#### YOUR OBJECTIVE
Retype every line from the start of the data down to and including the line with "const colorbarTickValues = [10, 20, 30];". Skip the pictures.
--- start ---
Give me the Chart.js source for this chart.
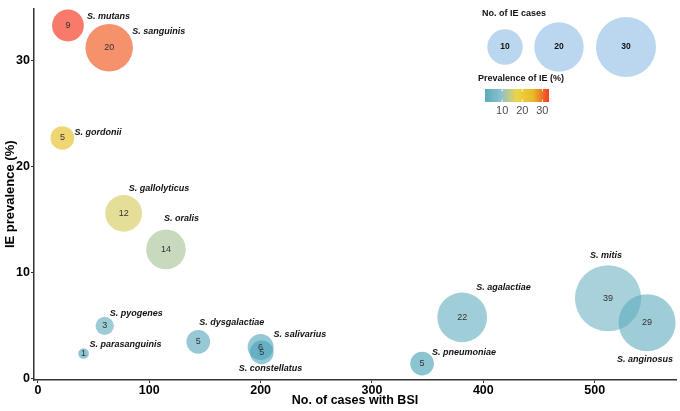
<!DOCTYPE html>
<html><head><meta charset="utf-8">
<script src="https://cdn.jsdelivr.net/npm/chart.js@4"></script>
<style>html,body{margin:0;padding:0;background:#fff}canvas{display:block}</style>
</head><body>
<canvas id="c" width="680" height="411"></canvas>
<script>
// ---- data ----
const species = ['S. mutans','S. sanguinis','S. gordonii','S. gallolyticus','S. oralis','S. pyogenes','S. parasanguinis','S. dysgalactiae','S. salivarius','S. constellatus','S. agalactiae','S. pneumoniae','S. mitis','S. anginosus'];
const bsiCases = [27, 64, 22, 77, 115, 60, 41, 144, 200, 201, 381, 345, 512, 547];
const iePrevalence = [33.3, 31.2, 22.7, 15.6, 12.2, 5.0, 2.4, 3.5, 3.0, 2.5, 5.8, 1.45, 7.6, 5.3];
const ieCases = [9, 20, 5, 12, 14, 3, 1, 5, 6, 5, 22, 5, 39, 29];
const xTickValues = [0, 100, 200, 300, 400, 500];
const yTickValues = [0, 10, 20, 30];
const sizeLegendValues = [10, 20, 30];
const colorbarTickValues = [10, 20, 30];

// ---- styles ----
const FONT = '"Liberation Sans", Arial, sans-serif';
const palette = [[59,154,178],[120,183,197],[235,204,42],[225,175,0],[242,26,0]];
const bubbleAlpha = 0.58;
const sizeScale = n => 5.3 * Math.sqrt(n);
const labelPlacement = {
  'S. mutans':[19,-9],'S. sanguinis':[23,-16],'S. gordonii':[12,-5],'S. gallolyticus':[5,-25],
  'S. oralis':[-2,-31],'S. pyogenes':[5,-12],'S. parasanguinis':[6,-9],'S. dysgalactiae':[1,-19],
  'S. salivarius':[13,-13],'S. constellatus':[-23,16],'S. agalactiae':[14,-30],'S. pneumoniae':[10,-11],
  'S. mitis':[-18,-43],'S. anginosus':[-30,37]
};
const cMin = Math.min(...iePrevalence), cMax = Math.max(...iePrevalence);
function colorFor(v, a) {
  let t = (v - cMin) / (cMax - cMin); t = Math.max(0, Math.min(1, t));
  const seg = t * (palette.length - 1);
  const i = Math.min(Math.floor(seg), palette.length - 2), f = seg - i;
  const c = palette[i].map((ch, k) => Math.round(ch + (palette[i+1][k] - ch) * f));
  return `rgba(${c[0]},${c[1]},${c[2]},${a})`;
}

const points = species.map((s, i) => ({x: bsiCases[i], y: iePrevalence[i], r: sizeScale(ieCases[i])}));

const labelsPlugin = {
  id: 'labels',
  afterDatasetsDraw(chart) {
    const ctx = chart.ctx;
    const meta = chart.getDatasetMeta(0);
    ctx.save();
    meta.data.forEach((el, i) => {
      ctx.fillStyle = '#333';
      ctx.font = '9px ' + FONT;
      ctx.textAlign = 'center'; ctx.textBaseline = 'middle';
      ctx.fillText(String(ieCases[i]), el.x, el.y);
      const p = labelPlacement[species[i]];
      ctx.fillStyle = '#111';
      ctx.font = 'italic bold 9px ' + FONT;
      ctx.textAlign = 'left';
      ctx.fillText(species[i], el.x + p[0], el.y + p[1]);
    });
    ctx.restore();
  }
};

const legendPlugin = {
  id: 'customLegend',
  afterDraw(chart) {
    const ctx = chart.ctx;
    ctx.save();
    // size legend
    ctx.fillStyle = '#111';
    ctx.font = 'bold 9px ' + FONT;
    ctx.textAlign = 'left'; ctx.textBaseline = 'middle';
    ctx.fillText('No. of IE cases', 482, 14);
    const cx = [505, 559, 626];
    sizeLegendValues.forEach((v, i) => {
      ctx.beginPath();
      ctx.arc(cx[i], 47, sizeScale(v) + 1, 0, Math.PI * 2);
      ctx.fillStyle = 'rgba(170,205,235,0.8)';
      ctx.fill();
      ctx.fillStyle = '#111';
      ctx.font = 'bold 8.5px ' + FONT;
      ctx.textAlign = 'center';
      ctx.fillText(String(v), cx[i], 47);
    });
    // colour legend
    ctx.textAlign = 'left';
    ctx.fillStyle = '#111';
    ctx.font = 'bold 9px ' + FONT;
    ctx.fillText('Prevalence of IE (%)', 478, 79);
    const x0 = 485, x1 = 549, y0 = 89, h = 13;
    const g = ctx.createLinearGradient(x0, 0, x1, 0);
    palette.forEach((c, i) => g.addColorStop(i / (palette.length - 1), `rgba(${c[0]},${c[1]},${c[2]},0.85)`));
    ctx.fillStyle = g;
    ctx.fillRect(x0, y0, x1 - x0, h);
    ctx.strokeStyle = 'rgba(255,255,255,0.9)';
    ctx.lineWidth = 1;
    ctx.font = '11px ' + FONT;
    ctx.textAlign = 'center';
    colorbarTickValues.forEach(v => {
      const x = x0 + (v - cMin) / (cMax - cMin) * (x1 - x0);
      ctx.beginPath();
      ctx.moveTo(x, y0); ctx.lineTo(x, y0 + 2.5);
      ctx.moveTo(x, y0 + h); ctx.lineTo(x, y0 + h - 2.5);
      ctx.stroke();
      ctx.fillStyle = '#4d4d4d';
      ctx.fillText(String(v), x, 111);
    });
    ctx.restore();
  }
};

const axisCommon = {
  type: 'linear',
  grid: {display: true, drawOnChartArea: false, drawTicks: true, tickLength: 3, tickColor: '#333', tickWidth: 1},
  border: {display: true, color: '#333', width: 1.5}
};

new Chart(document.getElementById('c'), {
  type: 'bubble',
  data: {datasets: [{
    data: points,
    backgroundColor: ctx => colorFor(iePrevalence[ctx.dataIndex], bubbleAlpha),
    borderWidth: 0,
    hoverBorderWidth: 0
  }]},
  options: {
    responsive: false,
    animation: false,
    events: [],
    layout: {autoPadding: false, padding: {top: 0, right: 4, bottom: 0, left: 0}},
    plugins: {legend: {display: false}, tooltip: {enabled: false}},
    scales: {
      x: Object.assign({}, axisCommon, {
        min: -3.5, max: 573,
        afterBuildTicks: s => { s.ticks = xTickValues.map(v => ({value: v})); },
        afterFit: s => { s.height = 31; },
        ticks: {color: '#000', font: {family: FONT, size: 12.5, weight: 'bold'}, padding: 0},
        title: {display: true, text: 'No. of cases with BSI', color: '#000', font: {family: FONT, size: 12.5, weight: 'bold'}, padding: {top: 0, bottom: 3}}
      }),
      y: Object.assign({}, axisCommon, {
        min: -0.1, max: 34.9,
        afterBuildTicks: s => { s.ticks = yTickValues.map(v => ({value: v})); },
        afterFit: s => { s.width = 34; },
        ticks: {color: '#000', font: {family: FONT, size: 12.5, weight: 'bold'}, padding: 1},
        title: {display: true, text: 'IE prevalence (%)', color: '#000', font: {family: FONT, size: 13, weight: 'bold'}, padding: {top: 2.5, bottom: 0}}
      })
    }
  },
  plugins: [labelsPlugin, legendPlugin]
});
</script>
</body></html>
--- end ---
#### ANSWER TO THE PROBLEM
Give me the Chart.js source for this chart.
<!DOCTYPE html>
<html><head><meta charset="utf-8">
<script src="https://cdn.jsdelivr.net/npm/chart.js@4"></script>
<style>html,body{margin:0;padding:0;background:#fff}canvas{display:block}</style>
</head><body>
<canvas id="c" width="680" height="411"></canvas>
<script>
// ---- data ----
const species = ['S. mutans','S. sanguinis','S. gordonii','S. gallolyticus','S. oralis','S. pyogenes','S. parasanguinis','S. dysgalactiae','S. salivarius','S. constellatus','S. agalactiae','S. pneumoniae','S. mitis','S. anginosus'];
const bsiCases = [27, 64, 22, 77, 115, 60, 41, 144, 200, 201, 381, 345, 512, 547];
const iePrevalence = [33.3, 31.2, 22.7, 15.6, 12.2, 5.0, 2.4, 3.5, 3.0, 2.5, 5.8, 1.45, 7.6, 5.3];
const ieCases = [9, 20, 5, 12, 14, 3, 1, 5, 6, 5, 22, 5, 39, 29];
const xTickValues = [0, 100, 200, 300, 400, 500];
const yTickValues = [0, 10, 20, 30];
const sizeLegendValues = [10, 20, 30];
const colorbarTickValues = [10, 20, 30];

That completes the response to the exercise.